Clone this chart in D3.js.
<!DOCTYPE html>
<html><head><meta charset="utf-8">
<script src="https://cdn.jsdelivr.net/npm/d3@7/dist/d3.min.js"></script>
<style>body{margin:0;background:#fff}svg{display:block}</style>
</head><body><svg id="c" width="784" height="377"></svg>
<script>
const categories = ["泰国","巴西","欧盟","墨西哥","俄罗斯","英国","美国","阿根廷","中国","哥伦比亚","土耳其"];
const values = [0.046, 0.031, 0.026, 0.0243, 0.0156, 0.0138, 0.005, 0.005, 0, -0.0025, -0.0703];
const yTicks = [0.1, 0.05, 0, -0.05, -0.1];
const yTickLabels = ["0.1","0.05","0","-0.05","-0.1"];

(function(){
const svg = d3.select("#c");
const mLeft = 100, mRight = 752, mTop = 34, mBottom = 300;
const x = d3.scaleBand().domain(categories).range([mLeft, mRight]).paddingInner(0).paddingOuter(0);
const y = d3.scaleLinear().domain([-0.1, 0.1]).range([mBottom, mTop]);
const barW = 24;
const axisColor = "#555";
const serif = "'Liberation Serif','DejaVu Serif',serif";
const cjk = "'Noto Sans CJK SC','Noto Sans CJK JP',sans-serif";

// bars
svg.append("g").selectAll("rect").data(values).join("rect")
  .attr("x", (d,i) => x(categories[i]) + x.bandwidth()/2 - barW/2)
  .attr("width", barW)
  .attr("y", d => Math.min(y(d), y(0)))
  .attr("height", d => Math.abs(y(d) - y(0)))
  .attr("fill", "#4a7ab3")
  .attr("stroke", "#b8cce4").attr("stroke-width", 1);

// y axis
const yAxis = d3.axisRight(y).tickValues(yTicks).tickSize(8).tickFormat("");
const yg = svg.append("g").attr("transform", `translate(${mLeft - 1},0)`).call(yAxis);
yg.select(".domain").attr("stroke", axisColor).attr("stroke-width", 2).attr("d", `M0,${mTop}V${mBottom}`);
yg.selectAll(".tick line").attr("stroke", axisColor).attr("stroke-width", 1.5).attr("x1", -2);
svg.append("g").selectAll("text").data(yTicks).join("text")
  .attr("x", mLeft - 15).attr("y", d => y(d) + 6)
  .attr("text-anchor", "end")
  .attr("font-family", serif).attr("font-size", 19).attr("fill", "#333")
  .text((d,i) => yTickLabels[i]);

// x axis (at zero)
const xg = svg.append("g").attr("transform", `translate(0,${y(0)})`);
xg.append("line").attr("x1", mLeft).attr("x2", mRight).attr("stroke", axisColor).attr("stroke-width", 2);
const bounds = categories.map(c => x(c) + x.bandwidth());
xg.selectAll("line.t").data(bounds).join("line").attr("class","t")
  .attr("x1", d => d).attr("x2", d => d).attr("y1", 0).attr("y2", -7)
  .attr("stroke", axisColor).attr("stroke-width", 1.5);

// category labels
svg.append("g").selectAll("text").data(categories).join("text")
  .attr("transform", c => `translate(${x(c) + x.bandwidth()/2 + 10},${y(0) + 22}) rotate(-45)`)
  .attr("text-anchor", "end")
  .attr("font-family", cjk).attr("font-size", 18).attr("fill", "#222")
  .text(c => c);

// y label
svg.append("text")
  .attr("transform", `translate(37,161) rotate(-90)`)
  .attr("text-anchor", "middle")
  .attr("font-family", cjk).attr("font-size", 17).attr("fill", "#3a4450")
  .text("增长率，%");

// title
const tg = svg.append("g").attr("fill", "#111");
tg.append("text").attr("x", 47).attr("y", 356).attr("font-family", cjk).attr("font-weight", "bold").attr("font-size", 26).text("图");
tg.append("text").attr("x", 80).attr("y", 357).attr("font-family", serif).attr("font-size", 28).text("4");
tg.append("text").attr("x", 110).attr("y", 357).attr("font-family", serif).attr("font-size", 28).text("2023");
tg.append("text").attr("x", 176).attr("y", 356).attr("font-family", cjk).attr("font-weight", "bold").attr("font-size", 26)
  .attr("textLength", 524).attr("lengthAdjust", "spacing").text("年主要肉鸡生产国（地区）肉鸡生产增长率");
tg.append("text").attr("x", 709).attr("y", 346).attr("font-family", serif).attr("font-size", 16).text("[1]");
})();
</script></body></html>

○ ○ ○ ○ ○ ○ ○

• _Description of the task_:
Copy out the whole listing exactly as written.

• _Written reply_:
Clone this chart in D3.js.
<!DOCTYPE html>
<html><head><meta charset="utf-8">
<script src="https://cdn.jsdelivr.net/npm/d3@7/dist/d3.min.js"></script>
<style>body{margin:0;background:#fff}svg{display:block}</style>
</head><body><svg id="c" width="784" height="377"></svg>
<script>
const categories = ["泰国","巴西","欧盟","墨西哥","俄罗斯","英国","美国","阿根廷","中国","哥伦比亚","土耳其"];
const values = [0.046, 0.031, 0.026, 0.0243, 0.0156, 0.0138, 0.005, 0.005, 0, -0.0025, -0.0703];
const yTicks = [0.1, 0.05, 0, -0.05, -0.1];
const yTickLabels = ["0.1","0.05","0","-0.05","-0.1"];

(function(){
const svg = d3.select("#c");
const mLeft = 100, mRight = 752, mTop = 34, mBottom = 300;
const x = d3.scaleBand().domain(categories).range([mLeft, mRight]).paddingInner(0).paddingOuter(0);
const y = d3.scaleLinear().domain([-0.1, 0.1]).range([mBottom, mTop]);
const barW = 24;
const axisColor = "#555";
const serif = "'Liberation Serif','DejaVu Serif',serif";
const cjk = "'Noto Sans CJK SC','Noto Sans CJK JP',sans-serif";

// bars
svg.append("g").selectAll("rect").data(values).join("rect")
  .attr("x", (d,i) => x(categories[i]) + x.bandwidth()/2 - barW/2)
  .attr("width", barW)
  .attr("y", d => Math.min(y(d), y(0)))
  .attr("height", d => Math.abs(y(d) - y(0)))
  .attr("fill", "#4a7ab3")
  .attr("stroke", "#b8cce4").attr("stroke-width", 1);

// y axis
const yAxis = d3.axisRight(y).tickValues(yTicks).tickSize(8).tickFormat("");
const yg = svg.append("g").attr("transform", `translate(${mLeft - 1},0)`).call(yAxis);
yg.select(".domain").attr("stroke", axisColor).attr("stroke-width", 2).attr("d", `M0,${mTop}V${mBottom}`);
yg.selectAll(".tick line").attr("stroke", axisColor).attr("stroke-width", 1.5).attr("x1", -2);
svg.append("g").selectAll("text").data(yTicks).join("text")
  .attr("x", mLeft - 15).attr("y", d => y(d) + 6)
  .attr("text-anchor", "end")
  .attr("font-family", serif).attr("font-size", 19).attr("fill", "#333")
  .text((d,i) => yTickLabels[i]);

// x axis (at zero)
const xg = svg.append("g").attr("transform", `translate(0,${y(0)})`);
xg.append("line").attr("x1", mLeft).attr("x2", mRight).attr("stroke", axisColor).attr("stroke-width", 2);
const bounds = categories.map(c => x(c) + x.bandwidth());
xg.selectAll("line.t").data(bounds).join("line").attr("class","t")
  .attr("x1", d => d).attr("x2", d => d).attr("y1", 0).attr("y2", -7)
  .attr("stroke", axisColor).attr("stroke-width", 1.5);

// category labels
svg.append("g").selectAll("text").data(categories).join("text")
  .attr("transform", c => `translate(${x(c) + x.bandwidth()/2 + 10},${y(0) + 22}) rotate(-45)`)
  .attr("text-anchor", "end")
  .attr("font-family", cjk).attr("font-size", 18).attr("fill", "#222")
  .text(c => c);

// y label
svg.append("text")
  .attr("transform", `translate(37,161) rotate(-90)`)
  .attr("text-anchor", "middle")
  .attr("font-family", cjk).attr("font-size", 17).attr("fill", "#3a4450")
  .text("增长率，%");

// title
const tg = svg.append("g").attr("fill", "#111");
tg.append("text").attr("x", 47).attr("y", 356).attr("font-family", cjk).attr("font-weight", "bold").attr("font-size", 26).text("图");
tg.append("text").attr("x", 80).attr("y", 357).attr("font-family", serif).attr("font-size", 28).text("4");
tg.append("text").attr("x", 110).attr("y", 357).attr("font-family", serif).attr("font-size", 28).text("2023");
tg.append("text").attr("x", 176).attr("y", 356).attr("font-family", cjk).attr("font-weight", "bold").attr("font-size", 26)
  .attr("textLength", 524).attr("lengthAdjust", "spacing").text("年主要肉鸡生产国（地区）肉鸡生产增长率");
tg.append("text").attr("x", 709).attr("y", 346).attr("font-family", serif).attr("font-size", 16).text("[1]");
})();
</script></body></html>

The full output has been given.